Chrome shines in interior dispute

May 16, 2016

I recently read a story that made me smile and despair in equal measure – glad to see chrome interior automotive parts in the news, but saddened by the context.

The news reported that Janet Richardson from Kent, ironically not a million miles from Borough’s Southend chrome-plating plant, was carrying a set of used books in her Range Rover Evoque when one hit and cracked the passenger-side speaker cover.

In itself, not a particularly newsworthy event one might imagine, until one reads that the repair to this three-month old Evoque would cost in excess of £900, which on first reading seems a little steep.

Given our experience in supplying chrome bezel speaker assemblies to the UK automotive industry, we are in a privileged position to understand the reasons behind the cost and the way the situation has come about – it’s not because JLR is actually using sterling silver instead of chrome as suggested by one commenter on the story.

But the story goes on to explain how the speaker grille is integral to the door panel and not a simple item to replace, particularly given the complexity of modern cars and all the electric mechanisms hidden by the door panels.

In their defence, JLR explained that they don’t fit the speakers separately, which means suppliers deliver complete door panels, with everything fitted and ready to be connected to the vehicle. Much like all the other major components from front and rear assemblies to dashboards.

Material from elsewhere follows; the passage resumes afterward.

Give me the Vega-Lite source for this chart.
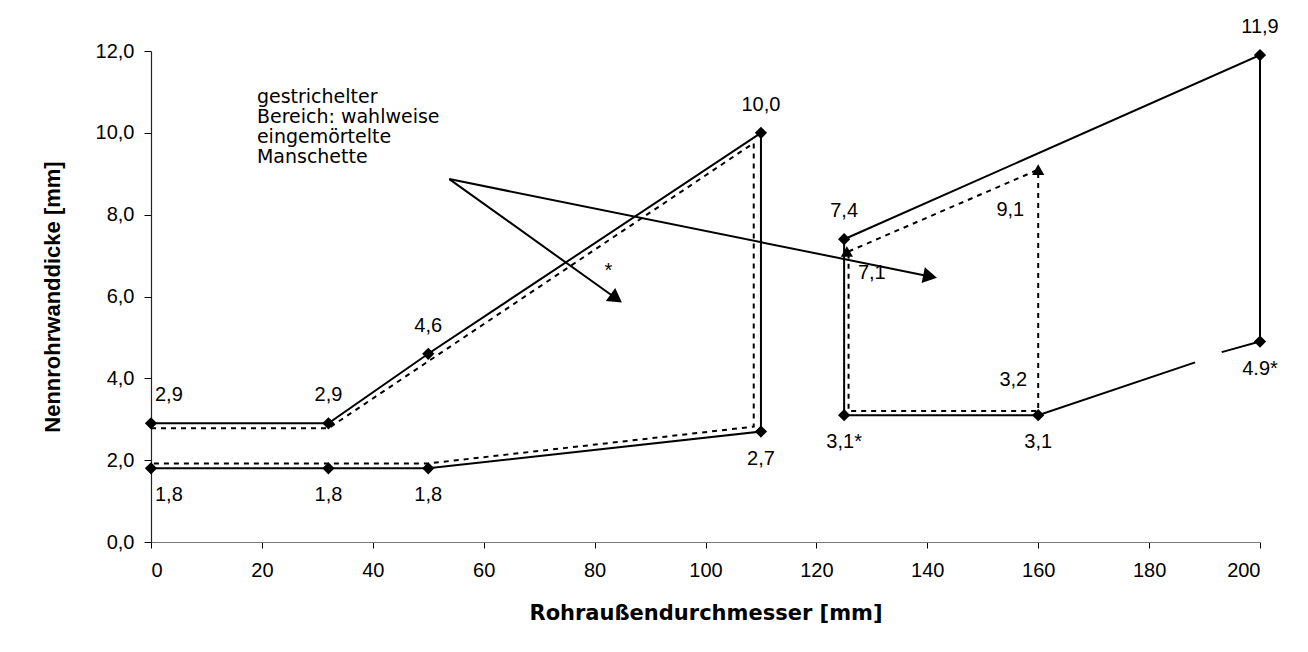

And of course this is the problem. The public are happy to accept without comment, the modern production methods that ensure the quality of the vehicles they own and drive improves every year, until they find one negative consequence that impacts the cost of running these vehicles.

Carefully designed speaker grilles, moulded precisely and chromed superbly will enhance the interior of any vehicle and the lack of screws to come loose or fittings that allow removal ensure there are far fewer annoying rattles that used to be-devil older cars. The drive, if you pardon the pun, in automotive interior design is to constantly improve the quality of the components and the quality of the experience for those occupying the interior.

We work closely with automotive designers and manufacturers to deliver new surface finishes, like our satin chrome for plastic interior components and include them in ever larger assemblies that reduce the final production process for car-makers like JLR.

Janet is perhaps considering a career in automotive interior design given she believes having to replace the entire panel for something so simple is ridiculous and that it should be possible to just slot in a new cover, but her view is a retrograde one – the world has moved on.

She will just have to be more careful where she places her books and enjoy the comfortable interior, the highlights of chrome and the quiet of one of the nicest places to sit when driving around the UK.